There’s a quote somewhere out there, perhaps well-known but only vaguely outlined in my memory, about the majority of people living their lives bound either by boredom or fear. In my case, I know the binding to be fear. It is a main imperative. But I don’t think this has always been the case. My parents say that I was always an independent child, someone very self-possessed at a young age. When I went to Australia in high school, they said this was an outward expression of my singular self, but not the origin of it. Still, I don’t think I was ever aware of myself with the individuality others saw in me. Perhaps what others see is more honest than my own inward perception.

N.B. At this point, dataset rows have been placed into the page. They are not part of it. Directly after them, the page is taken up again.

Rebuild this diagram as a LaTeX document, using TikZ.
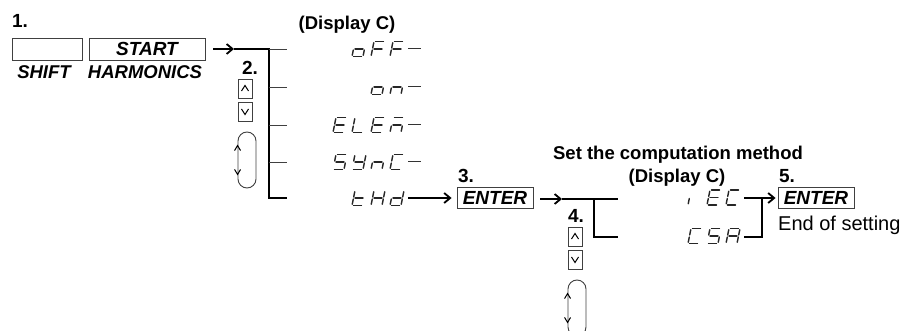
\documentclass[tikz,border=0pt]{standalone}
\usepackage{fontspec}
\setmainfont{Liberation Sans}
\usetikzlibrary{arrows.meta}
\newcommand\sgma{\draw[seg] (1.5,-15)--(9.5,-15);}
\newcommand\sgmb{\draw[seg] (11,-13.8)--(11,-8.5);}
\newcommand\sgmc{\draw[seg] (11,-6.5)--(11,-1.2);}
\newcommand\sgmd{\draw[seg] (1.5,0)--(9.5,0);}
\newcommand\sgme{\draw[seg] (0,-1.2)--(0,-6.5);}
\newcommand\sgmf{\draw[seg] (0,-8.5)--(0,-13.8);}
\newcommand\sgmg{\draw[seg] (1.5,-7.5)--(9.5,-7.5);}
\newcommand\glyph[3]{\begin{scope}[shift={(#1,#2+7.5)},xslant=0.2]\foreach \s in {#3}{\csname sgm\s\endcsname}\end{scope}}
\begin{document}
\begin{tikzpicture}[x=1pt,y=-1pt,
  seg/.style={line width=1.4pt,draw=black!85,line cap=round},
  num/.style={font=\bfseries\fontsize{19}{21}\selectfont,inner sep=0pt,anchor=base},
  keylbl/.style={font=\bfseries\itshape\fontsize{18.5}{21}\selectfont,inner sep=0pt,anchor=base},
  head/.style={font=\bfseries\fontsize{18.5}{21}\selectfont,inner sep=0pt,anchor=base},
  keybox/.style={draw=black!75,line width=0.9pt,inner sep=0pt,font=\bfseries\itshape\fontsize{19}{21}\selectfont},
  enterbox/.style={keybox,minimum width=76pt,minimum height=21pt,font=\bfseries\itshape\fontsize{19}{21}\selectfont},
  arrkey/.style={draw=black!75,line width=0.9pt,inner sep=0pt,minimum width=14pt,minimum height=19pt},
  loopkey/.style={draw=black!75,line width=0.9pt,inner sep=0pt,minimum width=18pt,minimum height=56pt,rounded corners=9pt},
  chev/.style={line width=1pt,black},
  conn/.style={line width=1.8pt,black},
  tickline/.style={line width=0.8pt,black!75},
  arr/.style={line width=1.8pt,black,-{Straight Barb[length=6pt,width=10pt,line width=1.8pt]}},
  dashline/.style={line width=1pt,black!80}
]
\useasboundingbox (0,0) rectangle (908,331);
\clip (0,0) rectangle (908,331);

% step 1
\node[num] (n1) at (20,28) {1.};
\node[keybox,minimum width=70pt,minimum height=22pt] (shiftkey) at (47,49) {};
\node[keybox,minimum width=116pt,minimum height=22pt] (startkey) at (147,49) {START};
\node[keylbl] (shiftlbl) at (44,79) {SHIFT};
\node[keylbl] (harmlbl) at (145,79) {HARMONICS};

% bar 1
\coordinate (b1top) at (269,49);
\coordinate (b1bot) at (269,198);
\coordinate (a1end) at (234,49);
\draw[arr] ([xshift=8pt]startkey.east) -- (a1end);
\draw[conn] (a1end) -- (b1top) -- (b1bot) -- ++(18,0);
\foreach \yy in {49,87,125,162}{\draw[tickline] (269,\yy) -- (287,\yy);}

% step 2
\node[num] (n2) at (250,75) {2.};
\node[arrkey] (up2) at (245,88.5) {};
\node[arrkey] (dn2) at (245,111.5) {};
\node[loopkey] (loop2) at (247,160) {};
\draw[chev] ([shift={(-3.5,2.5)}]up2.center) -- ([shift={(0,-3)}]up2.center) -- ([shift={(3.5,2.5)}]up2.center);
\draw[chev] ([shift={(-3.5,-2.5)}]dn2.center) -- ([shift={(0,3)}]dn2.center) -- ([shift={(3.5,-2.5)}]dn2.center);
\path (loop2.north west) ++(0,14) coordinate (l2a);
\draw[chev] ([shift={(-3,5)}]l2a) -- (l2a) -- ([shift={(3,5)}]l2a);
\path (loop2.south west) ++(0,-14) coordinate (l2b);
\draw[chev] ([shift={(-3,-5)}]l2b) -- (l2b) -- ([shift={(3,-5)}]l2b);

% display C header
\node[head] (disp1) at (347,30) {(Display C)};

% glyph rows
\glyph{352}{49}{g,c,d,e}\glyph{371}{49}{a,f,g,e}\glyph{390}{49}{a,f,g,e}
\glyph{371}{87}{g,c,d,e}\glyph{390}{87}{g,e,c}
\glyph{333}{125}{a,f,g,e,d}\glyph{352}{125}{f,e,d}\glyph{371}{125}{a,f,g,e,d}\glyph{390}{125}{a,g,e,c}
\glyph{333}{162}{a,f,g,c,d}\glyph{352}{162}{f,b,g,c,d}\glyph{371}{162}{g,e,c}\glyph{390}{162}{a,f,e,d}
\glyph{352}{198}{f,g,e,d}\glyph{371}{198}{f,b,g,e,c}\glyph{390}{198}{b,c,d,e,g}
\foreach \yy in {49,87,125,162}{\draw[dashline] (408,\yy) -- (421,\yy);}

% step 3
\node[num] (n3) at (466,183) {3.};
\node[enterbox] (enter3) at (495,198) {ENTER};
\coordinate (thdend) at (408,198);
\draw[arr] (thdend) -- ([xshift=-5pt]enter3.west |- thdend);

% bar 2
\coordinate (a3end) at (562,199);
\coordinate (b2top) at (594,199);
\coordinate (b2bot) at (594,237);
\draw[arr] ([xshift=7pt]enter3.east |- a3end) -- (a3end);
\draw[conn] (a3end) -- (618,199);
\draw[conn] (b2top) -- (b2bot) -- (618,237);

% step 4
\node[num] (n4) at (576,223) {4.};
\node[arrkey] (up4) at (575,236.5) {};
\node[arrkey] (dn4) at (575,259.5) {};
\node[loopkey] (loop4) at (577,308) {};
\draw[chev] ([shift={(-3.5,2.5)}]up4.center) -- ([shift={(0,-3)}]up4.center) -- ([shift={(3.5,2.5)}]up4.center);
\draw[chev] ([shift={(-3.5,-2.5)}]dn4.center) -- ([shift={(0,3)}]dn4.center) -- ([shift={(3.5,-2.5)}]dn4.center);
\path (loop4.north west) ++(0,14) coordinate (l4a);
\draw[chev] ([shift={(-3,5)}]l4a) -- (l4a) -- ([shift={(3,5)}]l4a);
\path (loop4.south west) ++(0,-14) coordinate (l4b);
\draw[chev] ([shift={(-3,-5)}]l4b) -- (l4b) -- ([shift={(3,-5)}]l4b);

% computation method
\node[head] (setlbl) at (678,160) {Set the computation method};
\node[head] (disp2) at (677,183) {(Display C)};
\glyph{688}{197.5}{e}\glyph{707}{197.5}{a,f,g,e,d}\glyph{726}{197.5}{a,f,e,d}
\glyph{688}{236}{a,f,e,d}\glyph{707}{236}{a,f,g,c,d}\glyph{726}{236}{a,b,c,e,f,g}

% step 5
\node[num] (n5) at (787,183) {5.};
\node[enterbox] (enter5) at (816,198) {ENTER};
\node[font=\fontsize{20}{23}\selectfont,inner sep=0pt,anchor=base west] (endlbl) at (778,231) {End of setting};
\coordinate (iecend) at (744,198);
\coordinate (csaend) at (744,237);
\coordinate (b3top) at (762,198);
\draw[conn] (iecend) -- (b3top);
\draw[arr] (b3top) -- ([xshift=-2pt]enter5.west |- b3top);
\draw[conn] (csaend) -- (762,237) -- (b3top);
\end{tikzpicture}
\end{document}
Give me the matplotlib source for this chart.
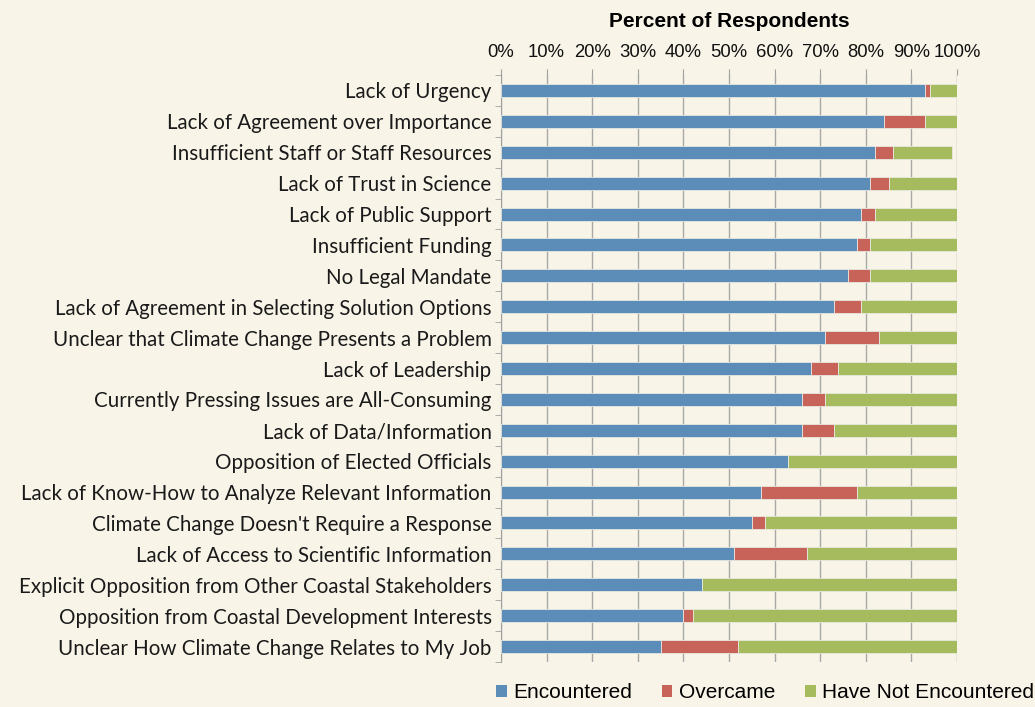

I can remember an earlier time when my own worldview was predominant, and no fear would distract me from my own imaginings. I can remember being wildly self-involved. I can remember being stubborn and angry and feeling any variety of extreme and therefore negative emotions. I have somehow slipped out of that mindset, and become someone who considers the world and my impact on it more broadly. Is that wisdom, or the loss of something precious and wondrous?